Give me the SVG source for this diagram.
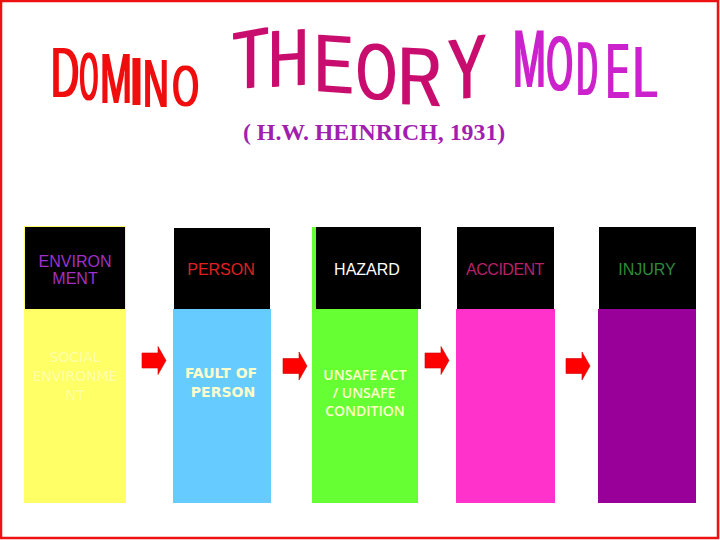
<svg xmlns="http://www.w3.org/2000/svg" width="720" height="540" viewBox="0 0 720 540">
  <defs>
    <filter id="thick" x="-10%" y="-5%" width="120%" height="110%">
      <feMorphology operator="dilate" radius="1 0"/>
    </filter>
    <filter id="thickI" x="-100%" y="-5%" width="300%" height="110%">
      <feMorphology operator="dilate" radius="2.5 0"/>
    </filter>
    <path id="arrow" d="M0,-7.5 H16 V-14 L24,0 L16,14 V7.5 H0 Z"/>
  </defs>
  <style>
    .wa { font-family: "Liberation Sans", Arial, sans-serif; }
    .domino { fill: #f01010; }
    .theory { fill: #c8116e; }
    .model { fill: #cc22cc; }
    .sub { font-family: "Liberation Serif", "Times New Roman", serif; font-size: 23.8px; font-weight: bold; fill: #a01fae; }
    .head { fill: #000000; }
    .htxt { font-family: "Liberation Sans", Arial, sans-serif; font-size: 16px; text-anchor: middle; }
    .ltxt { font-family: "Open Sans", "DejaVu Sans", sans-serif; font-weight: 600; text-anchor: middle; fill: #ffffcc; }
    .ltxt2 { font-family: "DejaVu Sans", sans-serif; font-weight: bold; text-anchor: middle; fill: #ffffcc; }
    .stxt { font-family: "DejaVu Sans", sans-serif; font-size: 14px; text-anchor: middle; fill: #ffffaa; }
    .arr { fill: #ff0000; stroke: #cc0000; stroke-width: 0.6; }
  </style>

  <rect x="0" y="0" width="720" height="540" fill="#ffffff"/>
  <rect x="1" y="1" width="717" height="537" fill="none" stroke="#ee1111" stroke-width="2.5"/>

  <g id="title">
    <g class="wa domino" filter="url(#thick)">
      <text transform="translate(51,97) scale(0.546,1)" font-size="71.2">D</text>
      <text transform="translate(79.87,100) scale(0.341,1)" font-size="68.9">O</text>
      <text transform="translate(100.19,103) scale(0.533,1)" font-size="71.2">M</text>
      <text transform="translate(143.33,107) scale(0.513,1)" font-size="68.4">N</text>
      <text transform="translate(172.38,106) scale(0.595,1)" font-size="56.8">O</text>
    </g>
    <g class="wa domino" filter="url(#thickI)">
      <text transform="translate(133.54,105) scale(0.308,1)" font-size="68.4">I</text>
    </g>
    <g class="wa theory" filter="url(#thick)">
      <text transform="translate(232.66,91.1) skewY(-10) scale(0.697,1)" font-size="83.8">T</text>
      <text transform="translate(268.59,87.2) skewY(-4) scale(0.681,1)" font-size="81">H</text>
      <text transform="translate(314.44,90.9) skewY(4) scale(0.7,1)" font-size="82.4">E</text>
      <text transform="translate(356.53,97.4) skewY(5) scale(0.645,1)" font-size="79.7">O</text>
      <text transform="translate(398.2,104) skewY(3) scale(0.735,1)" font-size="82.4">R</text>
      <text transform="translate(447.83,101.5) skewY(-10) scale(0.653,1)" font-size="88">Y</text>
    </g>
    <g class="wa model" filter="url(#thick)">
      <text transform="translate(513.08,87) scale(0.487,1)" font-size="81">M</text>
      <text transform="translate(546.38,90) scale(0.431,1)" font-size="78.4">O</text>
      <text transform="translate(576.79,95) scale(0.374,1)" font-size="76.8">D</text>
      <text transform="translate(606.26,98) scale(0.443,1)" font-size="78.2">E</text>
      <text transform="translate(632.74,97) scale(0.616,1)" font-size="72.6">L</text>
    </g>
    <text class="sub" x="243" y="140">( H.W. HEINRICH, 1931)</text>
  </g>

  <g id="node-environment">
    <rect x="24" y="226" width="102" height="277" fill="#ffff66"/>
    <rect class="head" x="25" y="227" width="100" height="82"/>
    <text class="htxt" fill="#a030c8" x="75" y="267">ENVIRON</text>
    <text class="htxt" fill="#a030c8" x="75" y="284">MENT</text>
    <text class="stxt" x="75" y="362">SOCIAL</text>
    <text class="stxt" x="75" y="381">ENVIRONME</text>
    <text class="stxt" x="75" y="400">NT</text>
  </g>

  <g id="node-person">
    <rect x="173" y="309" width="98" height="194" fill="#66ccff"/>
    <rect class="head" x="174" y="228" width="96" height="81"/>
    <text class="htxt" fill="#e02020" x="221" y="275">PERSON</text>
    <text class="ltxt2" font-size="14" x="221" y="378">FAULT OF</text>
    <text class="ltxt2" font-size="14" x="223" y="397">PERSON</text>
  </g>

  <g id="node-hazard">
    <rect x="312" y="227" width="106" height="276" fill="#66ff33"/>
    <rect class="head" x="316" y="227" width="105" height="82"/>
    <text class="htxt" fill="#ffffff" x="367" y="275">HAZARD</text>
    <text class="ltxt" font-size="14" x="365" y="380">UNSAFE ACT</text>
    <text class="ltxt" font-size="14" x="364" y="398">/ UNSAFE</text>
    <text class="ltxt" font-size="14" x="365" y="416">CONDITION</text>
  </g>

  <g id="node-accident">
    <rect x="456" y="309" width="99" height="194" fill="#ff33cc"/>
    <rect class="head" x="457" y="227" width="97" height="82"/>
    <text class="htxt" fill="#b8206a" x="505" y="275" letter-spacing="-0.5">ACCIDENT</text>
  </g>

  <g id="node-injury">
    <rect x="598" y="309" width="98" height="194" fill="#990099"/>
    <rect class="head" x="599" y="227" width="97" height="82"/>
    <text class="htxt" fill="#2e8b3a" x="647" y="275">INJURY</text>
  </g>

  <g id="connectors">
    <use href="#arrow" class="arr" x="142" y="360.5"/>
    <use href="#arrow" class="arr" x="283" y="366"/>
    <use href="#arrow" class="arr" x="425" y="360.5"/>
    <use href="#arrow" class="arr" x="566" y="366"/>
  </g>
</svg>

What you need to do
Your copy of the data above should match it exactly, except that pictures are left out.

Output for this exercise
Give me the SVG source for this diagram.
<svg xmlns="http://www.w3.org/2000/svg" width="720" height="540" viewBox="0 0 720 540">
  <defs>
    <filter id="thick" x="-10%" y="-5%" width="120%" height="110%">
      <feMorphology operator="dilate" radius="1 0"/>
    </filter>
    <filter id="thickI" x="-100%" y="-5%" width="300%" height="110%">
      <feMorphology operator="dilate" radius="2.5 0"/>
    </filter>
    <path id="arrow" d="M0,-7.5 H16 V-14 L24,0 L16,14 V7.5 H0 Z"/>
  </defs>
  <style>
    .wa { font-family: "Liberation Sans", Arial, sans-serif; }
    .domino { fill: #f01010; }
    .theory { fill: #c8116e; }
    .model { fill: #cc22cc; }
    .sub { font-family: "Liberation Serif", "Times New Roman", serif; font-size: 23.8px; font-weight: bold; fill: #a01fae; }
    .head { fill: #000000; }
    .htxt { font-family: "Liberation Sans", Arial, sans-serif; font-size: 16px; text-anchor: middle; }
    .ltxt { font-family: "Open Sans", "DejaVu Sans", sans-serif; font-weight: 600; text-anchor: middle; fill: #ffffcc; }
    .ltxt2 { font-family: "DejaVu Sans", sans-serif; font-weight: bold; text-anchor: middle; fill: #ffffcc; }
    .stxt { font-family: "DejaVu Sans", sans-serif; font-size: 14px; text-anchor: middle; fill: #ffffaa; }
    .arr { fill: #ff0000; stroke: #cc0000; stroke-width: 0.6; }
  </style>

  <rect x="0" y="0" width="720" height="540" fill="#ffffff"/>
  <rect x="1" y="1" width="717" height="537" fill="none" stroke="#ee1111" stroke-width="2.5"/>

  <g id="title">
    <g class="wa domino" filter="url(#thick)">
      <text transform="translate(51,97) scale(0.546,1)" font-size="71.2">D</text>
      <text transform="translate(79.87,100) scale(0.341,1)" font-size="68.9">O</text>
      <text transform="translate(100.19,103) scale(0.533,1)" font-size="71.2">M</text>
      <text transform="translate(143.33,107) scale(0.513,1)" font-size="68.4">N</text>
      <text transform="translate(172.38,106) scale(0.595,1)" font-size="56.8">O</text>
    </g>
    <g class="wa domino" filter="url(#thickI)">
      <text transform="translate(133.54,105) scale(0.308,1)" font-size="68.4">I</text>
    </g>
    <g class="wa theory" filter="url(#thick)">
      <text transform="translate(232.66,91.1) skewY(-10) scale(0.697,1)" font-size="83.8">T</text>
      <text transform="translate(268.59,87.2) skewY(-4) scale(0.681,1)" font-size="81">H</text>
      <text transform="translate(314.44,90.9) skewY(4) scale(0.7,1)" font-size="82.4">E</text>
      <text transform="translate(356.53,97.4) skewY(5) scale(0.645,1)" font-size="79.7">O</text>
      <text transform="translate(398.2,104) skewY(3) scale(0.735,1)" font-size="82.4">R</text>
      <text transform="translate(447.83,101.5) skewY(-10) scale(0.653,1)" font-size="88">Y</text>
    </g>
    <g class="wa model" filter="url(#thick)">
      <text transform="translate(513.08,87) scale(0.487,1)" font-size="81">M</text>
      <text transform="translate(546.38,90) scale(0.431,1)" font-size="78.4">O</text>
      <text transform="translate(576.79,95) scale(0.374,1)" font-size="76.8">D</text>
      <text transform="translate(606.26,98) scale(0.443,1)" font-size="78.2">E</text>
      <text transform="translate(632.74,97) scale(0.616,1)" font-size="72.6">L</text>
    </g>
    <text class="sub" x="243" y="140">( H.W. HEINRICH, 1931)</text>
  </g>

  <g id="node-environment">
    <rect x="24" y="226" width="102" height="277" fill="#ffff66"/>
    <rect class="head" x="25" y="227" width="100" height="82"/>
    <text class="htxt" fill="#a030c8" x="75" y="267">ENVIRON</text>
    <text class="htxt" fill="#a030c8" x="75" y="284">MENT</text>
    <text class="stxt" x="75" y="362">SOCIAL</text>
    <text class="stxt" x="75" y="381">ENVIRONME</text>
    <text class="stxt" x="75" y="400">NT</text>
  </g>

  <g id="node-person">
    <rect x="173" y="309" width="98" height="194" fill="#66ccff"/>
    <rect class="head" x="174" y="228" width="96" height="81"/>
    <text class="htxt" fill="#e02020" x="221" y="275">PERSON</text>
    <text class="ltxt2" font-size="14" x="221" y="378">FAULT OF</text>
    <text class="ltxt2" font-size="14" x="223" y="397">PERSON</text>
  </g>

  <g id="node-hazard">
    <rect x="312" y="227" width="106" height="276" fill="#66ff33"/>
    <rect class="head" x="316" y="227" width="105" height="82"/>
    <text class="htxt" fill="#ffffff" x="367" y="275">HAZARD</text>
    <text class="ltxt" font-size="14" x="365" y="380">UNSAFE ACT</text>
    <text class="ltxt" font-size="14" x="364" y="398">/ UNSAFE</text>
    <text class="ltxt" font-size="14" x="365" y="416">CONDITION</text>
  </g>

  <g id="node-accident">
    <rect x="456" y="309" width="99" height="194" fill="#ff33cc"/>
    <rect class="head" x="457" y="227" width="97" height="82"/>
    <text class="htxt" fill="#b8206a" x="505" y="275" letter-spacing="-0.5">ACCIDENT</text>
  </g>

  <g id="node-injury">
    <rect x="598" y="309" width="98" height="194" fill="#990099"/>
    <rect class="head" x="599" y="227" width="97" height="82"/>
    <text class="htxt" fill="#2e8b3a" x="647" y="275">INJURY</text>
  </g>

  <g id="connectors">
    <use href="#arrow" class="arr" x="142" y="360.5"/>
    <use href="#arrow" class="arr" x="283" y="366"/>
    <use href="#arrow" class="arr" x="425" y="360.5"/>
    <use href="#arrow" class="arr" x="566" y="366"/>
  </g>
</svg>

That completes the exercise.